Some may be surprised to learn that a real estate broker may not need a California securities broker-dealer license if the:
- Broker is licensed by the California Real Estate Commissioner;
- Broker is engaged in transactions in any interest in any general or limited partnership, joint venture, unincorporated association, or similar organization (but not a corporation);
- Entity is owned beneficially by no more than 100 persons (with an interest held by husband and wife considered held by one person); and
- Entity is formed for the sole purpose of, and engaged solely in investment in or gain from an interest in real property, including, but not limited to, a sale, exchange, trade or development.
Cal. Corp. Code § 25206. Note that limited liability companies aren't mentioned in the statute at all. This was not an oversight by the legislature. Limited liability companies didn't exist when the statute was enacted. Also, the Commissioner has taken a narrow view of the last requirement. In Opinion No. 79/17C, the Commissioner found that promissory notes secured by deeds of trust on real property were personal property and thus a limited partnership formed to invest in those types of notes could not rely on the exemption.
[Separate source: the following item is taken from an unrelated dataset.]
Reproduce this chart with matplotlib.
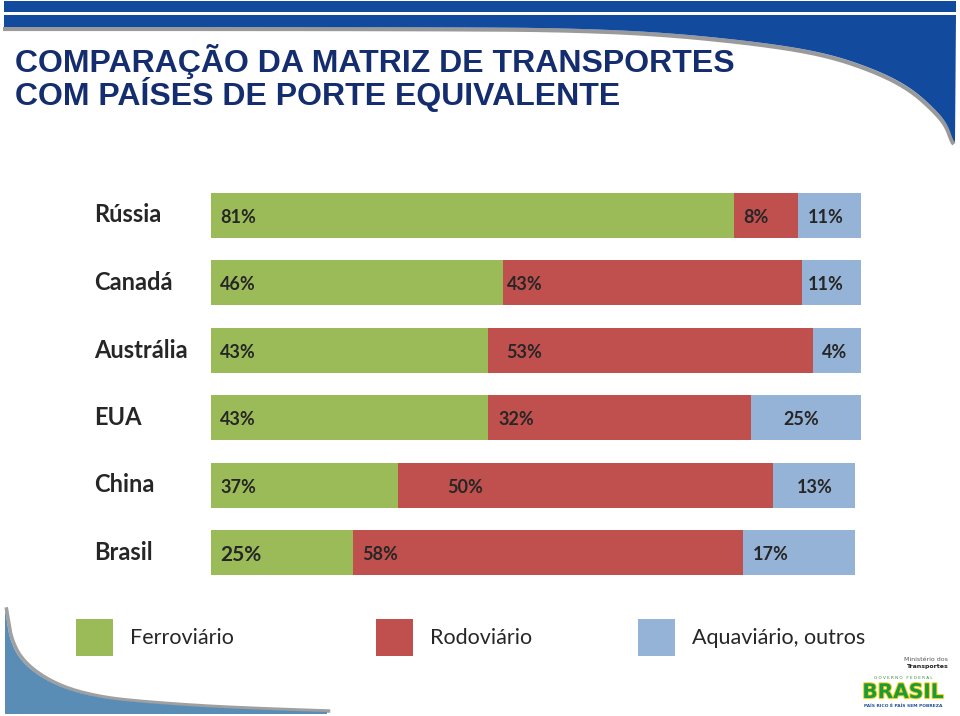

The purpose of this exemption is to permit real estate brokers to sell real estate syndicate securities of a type that had been under the exclusive jurisdiction of the Real Estate Commissioner under Californias Real Estate Syndicate Act. The legislature repealed that act in 1977 and the securities are now under the Commissioner of Corporations' exclusive jurisdiction.
Remember, this is a California exemption and thus has no impact on whether a real estate broker must be registered as a broker under the Securities Exchange Act of 1934 or under the laws of another state. Interestingly, the statute does not require that the real property be located in California.
In a later post, I'll discuss a Commissioner's rule providing other exemptions to real estate brokers.